Por lo dicho, no es la bandera, ni el modelo de Estado, menos el de gobierno; ni el documento de identidad, ni el idioma; ni siquiera la historia lo que une a las personas y a los países. Les une mucho más el sufrimiento, la naturalidad y el sentimiento intuitivo, y, como decía al principio, la sen­sibilidad. Principalmente la opresión sufrida por las mayorías infligida por minorías. Todo, o cualquier cosa, mucho más que el hecho de hablar la misma lengua. Los acuerdos y el amor no vienen de articular palabras del mismo lenguaje que emplean ordinariamente quienes se abrazan. No. Por­que esas palabras tienen varios significados en temas cru­ciales de la vida, de la sociedad, del estar, del bienestar y de la política. Y a esos significados, una cultura ya estra­gada por sus propios excesos les va añadiendo más y más significados hasta perderse el sentido virginal de cada vo­cablo. Tantos, que cada palabra, sea en política, sea en re­ligión, sea en las puras relaciones humanas, acaban así a menudo prostituídas.

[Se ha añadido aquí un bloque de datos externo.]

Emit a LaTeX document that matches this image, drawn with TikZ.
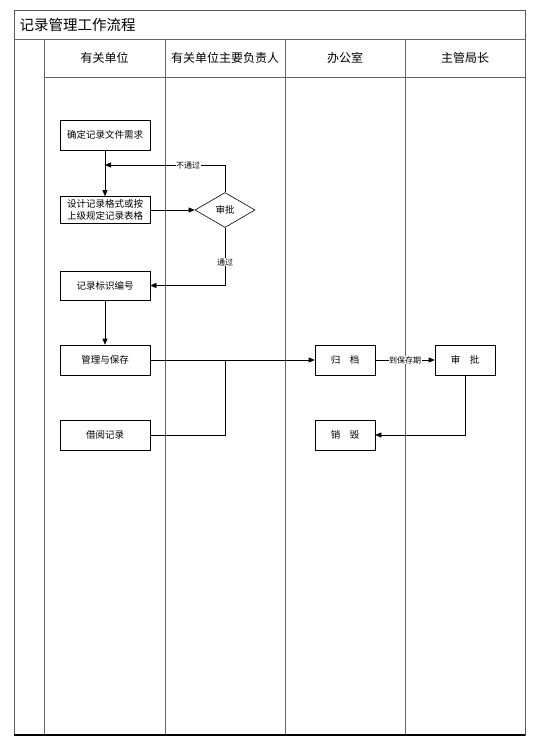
\documentclass[tikz,border=0pt]{standalone}
\usepackage{fontspec}
\newfontfamily\cjk{Noto Sans CJK SC}
\usetikzlibrary{arrows.meta,shapes.geometric}
\begin{document}
\begin{tikzpicture}[x=1pt,y=-1pt,
  font=\cjk,
  frame/.style={draw=black!65,line width=0.9pt},
  grid/.style={draw=black!60,line width=0.8pt},
  box/.style={draw=black,line width=0.6pt,minimum width=90pt,minimum height=30pt,inner sep=1pt,align=center,font=\cjk\fontsize{9.5}{12}\selectfont},
  sbox/.style={box,minimum width=60pt},
  dia/.style={draw=black,line width=0.6pt,diamond,minimum width=60pt,minimum height=35pt,inner sep=0pt,font=\cjk\fontsize{9.5}{12}\selectfont},
  arr/.style={draw=black,line width=0.6pt,-{Triangle[length=6pt,width=5pt]}},
  ln/.style={draw=black,line width=0.6pt},
  lbl/.style={fill=white,inner sep=0.5pt,font=\cjk\fontsize{8}{10}\selectfont},
  head/.style={font=\cjk\fontsize{12}{14}\selectfont}]
\useasboundingbox (0,0) rectangle (536,749);
% frame and lanes
\draw[frame] (14,10) rectangle (525,735);
\draw[grid] (14,39) -- (525,39);
\draw[grid] (44,77) -- (525,77);
\foreach \x in {44,165,285,405} \draw[grid] (\x,39) -- (\x,735);
\draw[draw=black,line width=1.2pt] (14,735) -- (525,735);
\node[anchor=west,font=\cjk\fontsize{14.5}{16}\selectfont] (title) at (16,24.5) {记录管理工作流程};
\node[head] (h1) at (104.5,58) {有关单位};
\node[head] (h2) at (225,58) {有关单位主要负责人};
\node[head] (h3) at (345,58) {办公室};
\node[head] (h4) at (465,58) {主管局长};
% nodes
\node[box] (b1) at (105,135) {确定记录文件需求};
\node[box,minimum height=27pt] (b2) at (105,210) {设计记录格式或按\\上级规定记录表格};
\node[dia] (d) at (225,210) {审批};
\node[box,minimum height=29pt] (b3) at (105,285.5) {记录标识编号};
\node[box] (b4) at (105,360) {管理与保存};
\node[box] (b5) at (105,435) {借阅记录};
\node[sbox] (g) at (345,360) {归\quad 档};
\node[sbox] (s) at (465,360) {审\quad 批};
\node[sbox] (x) at (345,435) {销\quad 毁};
\coordinate (j1) at (105,165);
\coordinate (j2) at (225,360);
% connectors
\draw[arr] (b1) -- (b2);
\draw[arr] (b2) -- (d);
\draw[arr] (d.north) |- (j1);
\node[lbl] (l1) at (188,165) {不通过};
\draw[arr] (d.south) |- (b3.east);
\node[lbl] (l2) at (225,262) {通过};
\draw[arr] (b3) -- (b4);
\draw[arr] (b4) -- (g);
\draw[ln] (b5.east) -| (j2);
\draw[arr] (g) -- node[lbl] (l3) {到保存期} (s);
\draw[arr] (s.south) |- (x.east);
\end{tikzpicture}
\end{document}
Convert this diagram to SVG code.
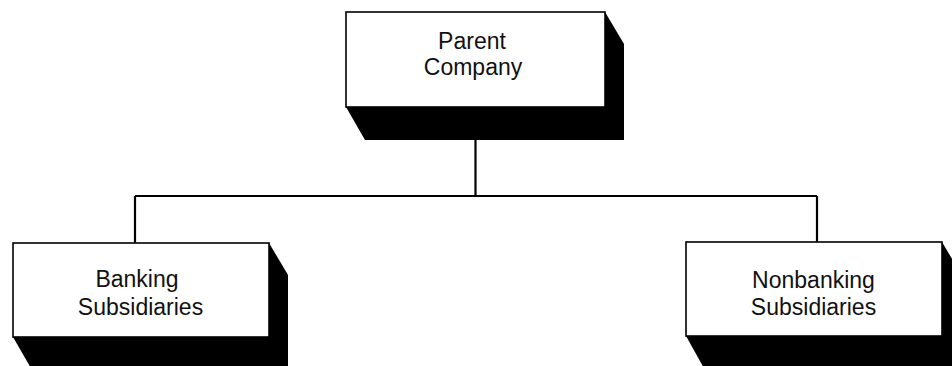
<svg xmlns="http://www.w3.org/2000/svg" width="952" height="366" viewBox="0 0 952 366">
<style>
.shadow{fill:#000;stroke:none}
.box{fill:#fff;stroke:#000;stroke-width:1.6}
.lbl{font-family:"Liberation Sans",Arial,Helvetica,sans-serif;font-size:23px;fill:#111;text-anchor:middle}
.conn{fill:none;stroke:#000;stroke-width:2.2}
</style>
<rect width="952" height="366" fill="#fff"/>
<g id="connectors">
<path class="conn" d="M475.5 139 V196"/>
<path class="conn" d="M135 196 H817"/>
<path class="conn" d="M135 196 V243"/>
<path class="conn" d="M817 196 V242"/>
</g>
<g id="parent">
<polygon class="shadow" points="605,12 624,44 624,140 365,140 346,107"/>
<rect class="box" x="346" y="12" width="259" height="95"/>
<text class="lbl" x="472" y="48.5">Parent</text>
<text class="lbl" x="473" y="75">Company</text>
</g>
<g id="banking">
<polygon class="shadow" points="269,243 288,275 288,370 32,370 13,337"/>
<rect class="box" x="13" y="243" width="256" height="94"/>
<text class="lbl" x="137" y="287">Banking</text>
<text class="lbl" x="140.5" y="315">Subsidiaries</text>
</g>
<g id="nonbanking">
<polygon class="shadow" points="942,242 961,274 961,370 705,370 686,336"/>
<rect class="box" x="686" y="242" width="256" height="94"/>
<text class="lbl" x="813.5" y="288">Nonbanking</text>
<text class="lbl" x="813.5" y="315">Subsidiaries</text>
</g>
</svg>
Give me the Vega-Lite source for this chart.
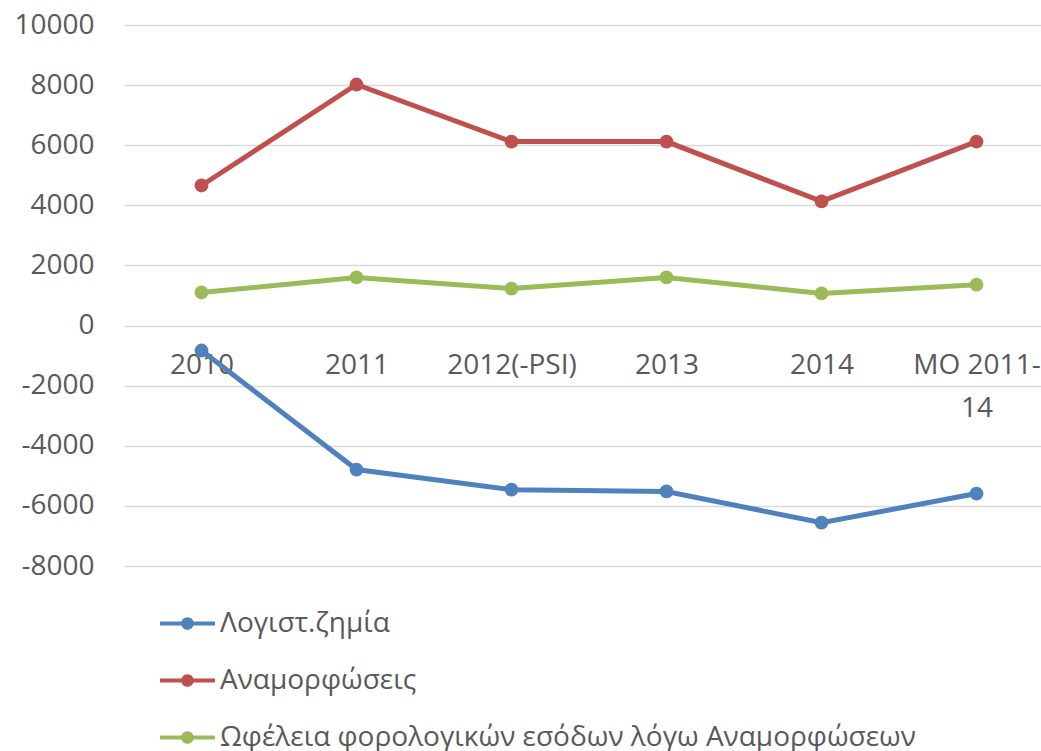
{
  "$schema": "https://vega.github.io/schema/vega-lite/v6.json",
  "width": 917,
  "height": 541,
  "autosize": {"type": "none"},
  "padding": {"left": 124, "top": 25, "right": 0, "bottom": 185},
  "background": "white",
  "config": {
    "view": {"stroke": null},
    "font": "Open Sans",
    "axis": {"labelFont": "Open Sans", "labelFontSize": 28, "labelColor": "#595959"},
    "legend": {"labelFont": "Open Sans", "labelFontSize": 28, "labelColor": "#595959"}
  },
  "data": {
    "values": [
      {"year": "2010", "series": "Λογιστ.ζημία", "value": -830},
      {"year": "2011", "series": "Λογιστ.ζημία", "value": -4790},
      {"year": "2012(-PSI)", "series": "Λογιστ.ζημία", "value": -5460},
      {"year": "2013", "series": "Λογιστ.ζημία", "value": -5520},
      {"year": "2014", "series": "Λογιστ.ζημία", "value": -6560},
      {"year": "MO 2011-14", "series": "Λογιστ.ζημία", "value": -5590},
      {"year": "2010", "series": "Αναμορφώσεις", "value": 4660},
      {"year": "2011", "series": "Αναμορφώσεις", "value": 8020},
      {"year": "2012(-PSI)", "series": "Αναμορφώσεις", "value": 6120},
      {"year": "2013", "series": "Αναμορφώσεις", "value": 6120},
      {"year": "2014", "series": "Αναμορφώσεις", "value": 4130},
      {"year": "MO 2011-14", "series": "Αναμορφώσεις", "value": 6120},
      {"year": "2010", "series": "Ωφέλεια φορολογικών εσόδων λόγω  Αναμορφώσεων", "value": 1100},
      {"year": "2011", "series": "Ωφέλεια φορολογικών εσόδων λόγω  Αναμορφώσεων", "value": 1600},
      {"year": "2012(-PSI)", "series": "Ωφέλεια φορολογικών εσόδων λόγω  Αναμορφώσεων", "value": 1230},
      {"year": "2013", "series": "Ωφέλεια φορολογικών εσόδων λόγω  Αναμορφώσεων", "value": 1600},
      {"year": "2014", "series": "Ωφέλεια φορολογικών εσόδων λόγω  Αναμορφώσεων", "value": 1070},
      {"year": "MO 2011-14", "series": "Ωφέλεια φορολογικών εσόδων λόγω  Αναμορφώσεων", "value": 1360}
    ]
  },
  "mark": {"type": "line", "strokeWidth": 5, "point": {"filled": true, "size": 190}},
  "encoding": {
    "x": {
      "field": "year",
      "type": "ordinal",
      "sort": ["2010", "2011", "2012(-PSI)", "2013", "2014", "MO 2011-14"],
      "scale": {"type": "point", "range": [0, 930], "padding": 0.5},
      "axis": {
        "title": null,
        "orient": "bottom",
        "offset": -241,
        "domain": false,
        "ticks": false,
        "grid": false,
        "labelAngle": 0,
        "labelPadding": 26,
        "labelLineHeight": 43,
        "labelBaseline": "top",
        "labelExpr": "datum.label == 'MO 2011-14' ? ['MO 2011-', '14'] : datum.label"
      }
    },
    "y": {
      "field": "value",
      "type": "quantitative",
      "scale": {"domain": [-8000, 10000], "nice": false, "zero": false},
      "axis": {
        "title": null,
        "values": [-8000, -6000, -4000, -2000, 0, 2000, 4000, 6000, 8000, 10000],
        "format": "d",
        "labelExpr": "replace(datum.label, '\u2212', '-')",
        "domain": false,
        "ticks": false,
        "labelPadding": 30,
        "gridColor": "#d9d9d9",
        "gridWidth": 1.5
      }
    },
    "color": {
      "field": "series",
      "type": "nominal",
      "scale": {
        "domain": ["Λογιστ.ζημία", "Αναμορφώσεις", "Ωφέλεια φορολογικών εσόδων λόγω  Αναμορφώσεων"],
        "range": ["#4f81bd", "#c0504d", "#9bbb59"]
      },
      "legend": {
        "title": null,
        "orient": "none",
        "legendX": 36,
        "legendY": 571,
        "direction": "vertical",
        "padding": 0,
        "rowPadding": 15,
        "labelOffset": 5,
        "symbolSize": 3025,
        "symbolStrokeWidth": 0,
        "symbolType": "M-1,-0.075H-0.2V0.075H-1Z M0.2,-0.075H1V0.075H0.2Z M-0.23,0A0.23,0.23 0 1,1 0.23,0A0.23,0.23 0 1,1 -0.23,0Z",
        "labelLimit": 900,
        "encode": {
          "symbols": {"update": {"fill": {"scale": "color", "field": "value"}, "strokeWidth": {"value": 0}, "opacity": {"value": 1}}}
        }
      }
    }
  }
}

Ni amistad, ni amor, ni lealtad, ni fidelidad, ni fe, ni integri­dad, ni compromiso, ni siquiera democracia tienen ya nada que ver, en el sentido que globalmente les da América La­tina, y el que les asigna ahora la sociedad española en su con­junto. En España, amistad es amiguismo; amor, sexo; leal­tad y fidelidad, sometimiento; fe, conveniencia; integri­dad, doblez; compromiso, cualquier cosa que propicia la trai­ción... ¿Democracia?, un tinglado al servicio de las cla­ses poderosas. América Latina y España se han ido distan­ciando hasta el extremo de que, aunque empleen filológi­camente significantes comunes, éstos han acabado ence­rrando significados completamente diferentes.

No extrañe esta mi afinidad con el espíritu global de Amé­rica Latina. Soy sencillamente un hombre que se pertenece a la Humanidad. Y la patria de la Humanidad, según me llega ésta como abstracción, tiene dos sedes: una estuvo siempre en la India y la otro está ahora en América Latina.